Tonight I went down to Elizabethtown to see some people I got to know during the campaign. It was great having dinner with the family who I lived with for two and a half months. I've missed them a surprising amount. They're good people. After dinner I ran off to meet up with my friend Tracy.
Tracy's a smart, hardworking young woman. She's in her first job out of grad school, working as head of student affairs at Treamount University. She also a big Episcopalian, which is always awesome. She was always a fun person to have in the office during the campaign. No matter how tense the work got, she seemed like she was having fun.
Well, tonight I got to meet her new boyfriend. Dude is working construction for a year before getting a Masters in economics. Nice guy, but kind of bland. Normal, standard, average.
And, dear reader, those two kids are as happy as can be.
I hope this doesn't sound too bad, because I know the Lord has blessed me far beyond anything I deserve, but man, it'd be a lie to say I wasn't deeply jealous. Not of dude's relationship with Tracy(she' straight as can, friendly to the idea of the trans folk, but not to the idea of romances with them), more, well, they get to be normal. They get to just have their jobs, their lives, their future. They go to work, make money, hit the bar on Friday and the church on Sunday. They work hard, and it's not terrible complicated.

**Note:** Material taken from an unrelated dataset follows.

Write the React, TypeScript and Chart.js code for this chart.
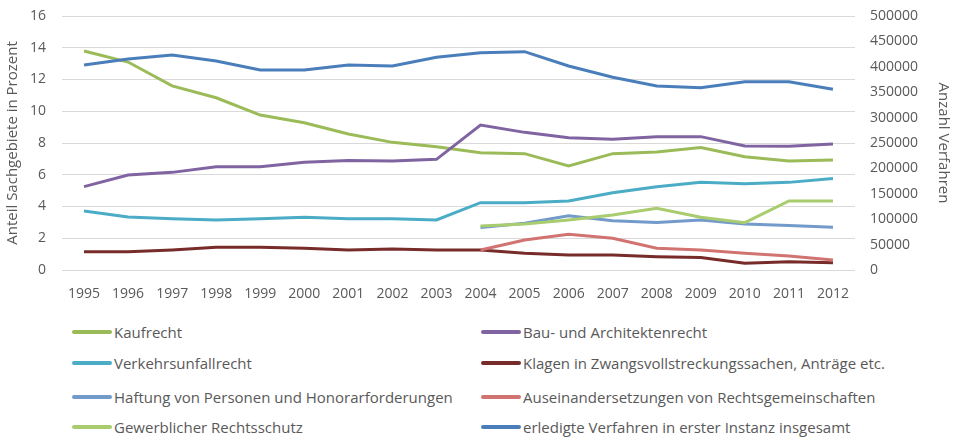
import React, { useEffect, useRef } from "react";
import { Chart, registerables } from "chart.js";

Chart.register(...registerables);

const years = ["1995","1996","1997","1998","1999","2000","2001","2002","2003","2004","2005","2006","2007","2008","2009","2010","2011","2012"];

const kaufrecht = [13.8, 13.1, 11.6, 10.85, 9.76, 9.28, 8.57, 8.04, 7.77, 7.39, 7.33, 6.55, 7.33, 7.43, 7.71, 7.14, 6.87, 6.93];
const bauArchitekten = [5.25, 5.98, 6.15, 6.51, 6.51, 6.78, 6.89, 6.87, 6.97, 9.13, 8.67, 8.33, 8.23, 8.4, 8.4, 7.81, 7.8, 7.94];
const verkehrsunfall = [3.72, 3.34, 3.23, 3.15, 3.23, 3.32, 3.23, 3.23, 3.15, 4.24, 4.24, 4.35, 4.87, 5.25, 5.52, 5.44, 5.52, 5.77];
const klagenZwangsvollstreckung = [1.15, 1.15, 1.26, 1.43, 1.43, 1.37, 1.26, 1.32, 1.26, 1.26, 1.05, 0.94, 0.94, 0.84, 0.78, 0.42, 0.52, 0.46];
const haftungPersonen = [null, null, null, null, null, null, null, null, null, 2.67, 2.94, 3.42, 3.11, 3.0, 3.15, 2.9, 2.81, 2.69];
const auseinandersetzungen = [null, null, null, null, null, null, null, null, null, 1.26, 1.89, 2.25, 2.0, 1.37, 1.26, 1.05, 0.88, 0.63];
const gewerblicherRechtsschutz = [null, null, null, null, null, null, null, null, null, 2.77, 2.9, 3.15, 3.46, 3.89, 3.32, 2.98, 4.35, 4.35];
const erledigteVerfahren = [403500, 415400, 423200, 411400, 393700, 393700, 403500, 401600, 418600, 427800, 429800, 401600, 379300, 362200, 358900, 370700, 370700, 355700];

const leftTicks = [0, 2, 4, 6, 8, 10, 12, 14, 16];
const rightTicks = [0, 50000, 100000, 150000, 200000, 250000, 300000, 350000, 400000, 450000, 500000];

const seriesNames = [
  "Kaufrecht",
  "Bau- und Architektenrecht",
  "Verkehrsunfallrecht",
  "Klagen in Zwangsvollstreckungssachen, Anträge etc.",
  "Haftung von Personen und Honorarforderungen",
  "Auseinandersetzungen von Rechtsgemeinschaften",
  "Gewerblicher Rechtsschutz",
  "erledigte Verfahren in erster Instanz insgesamt",
];
const seriesColors = ["#9BBB59", "#8064A2", "#4BACC6", "#772C2A", "#729ACA", "#D07371", "#A9CC6E", "#4A7EBB"];
const seriesData = [kaufrecht, bauArchitekten, verkehrsunfall, klagenZwangsvollstreckung, haftungPersonen, auseinandersetzungen, gewerblicherRechtsschutz, erledigteVerfahren];
const seriesAxis = ["y", "y", "y", "y", "y", "y", "y", "y1"];

const FONT = "'Open Sans', sans-serif";
const TEXT = "#595959";

export default function App() {
  const ref = useRef<HTMLCanvasElement>(null);
  useEffect(() => {
    document.body.style.margin = "0";
    const ctx = ref.current!;
    const chart = new Chart(ctx, {
      type: "line",
      data: {
        labels: years,
        datasets: seriesNames.map((name, i) => ({
          label: name,
          data: seriesData[i] as any,
          borderColor: seriesColors[i],
          backgroundColor: seriesColors[i],
          borderWidth: 3,
          pointRadius: 0,
          pointHoverRadius: 0,
          tension: 0,
          fill: false,
          spanGaps: false,
          yAxisID: seriesAxis[i],
          order: seriesNames.length - i,
        })),
      },
      options: {
        animation: false,
        responsive: false,
        maintainAspectRatio: false,
        layout: { padding: { top: 16, left: 0, right: 0, bottom: 0 } },
        plugins: { legend: { display: false }, tooltip: { enabled: false } },
        scales: {
          x: {
            type: "category",
            offset: true,
            grid: { display: false, drawTicks: false },
            border: { display: false },
            ticks: { color: TEXT, font: { family: FONT, size: 14 }, padding: 16, maxRotation: 0, autoSkip: false },
            afterFit: (s: any) => { s.height = 40; s.paddingLeft = 0; s.paddingRight = 0; },
          },
          y: {
            type: "linear",
            position: "left",
            min: 0,
            max: 16,
            afterBuildTicks: (s: any) => { s.ticks = leftTicks.map((v) => ({ value: v })); },
            grid: { color: "#D9D9D9", lineWidth: 1, drawTicks: false },
            border: { display: false },
            ticks: { color: TEXT, font: { family: FONT, size: 14 }, padding: 16 },
            title: { display: true, text: "Anteil Sachgebiete in Prozent", color: TEXT, font: { family: FONT, size: 15 }, padding: { top: 4, bottom: 0 } },
            afterFit: (s: any) => { s.width = 62; s.paddingTop = 0; s.paddingBottom = 0; },
          },
          y1: {
            type: "linear",
            position: "right",
            min: 0,
            max: 500000,
            afterBuildTicks: (s: any) => { s.ticks = rightTicks.map((v) => ({ value: v })); },
            grid: { display: false, drawTicks: false },
            border: { display: false },
            ticks: { color: TEXT, font: { family: FONT, size: 14 }, padding: 15, callback: (v: any) => String(v) },
            title: { display: true, text: "Anzahl Verfahren", color: TEXT, font: { family: FONT, size: 15 }, padding: { top: 8, bottom: 0 } },
            afterFit: (s: any) => { s.width = 105; s.paddingTop = 0; s.paddingBottom = 0; },
          },
        },
      } as any,
    });
    return () => chart.destroy();
  }, []);

  const rows = [332, 363, 397, 427];
  const colLine = [72, 481];
  const colText = [114, 523];

  return (
    <div style={{ position: "relative", width: 960, height: 438, background: "#fff", overflow: "hidden" }}>
      <canvas ref={ref} width={960} height={310} style={{ position: "absolute", left: 0, top: 0, width: 960, height: 310 }} />
      {seriesNames.map((name, i) => {
        const col = i % 2;
        const row = Math.floor(i / 2);
        const y = rows[row];
        return (
          <div key={name}>
            <div style={{ position: "absolute", left: colLine[col], top: y - 2, width: 40, height: 4, background: seriesColors[i], borderRadius: 2 }} />
            <div style={{ position: "absolute", left: colText[col], top: y - 11, height: 22, lineHeight: "22px", fontFamily: FONT, fontSize: 15, color: TEXT, whiteSpace: "nowrap" }}>{name}</div>
          </div>
        );
      })}
    </div>
  );
}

And yes, I'm perfectly aware that everybody's got problems, nobody's life is perfect, I don't know their situation, etc etc, but friend, wouldn't it be nice to just... live? Just get by? Just do enough? Wouldn't it be nice not to have to worry about changing the world, worry about all the injustice, all the violence, all the sickness and hunger. Wouldn't it be nice if...
I don't know
things were easy?
And yes, I know I can be self-pitying fuck a lot of the time. There are very few things better than having an adventure ahead of you, and Iraq, the trans thing, big adventures. It's good, and I know I'm lucky, but friend, sometimes I just want to be normal.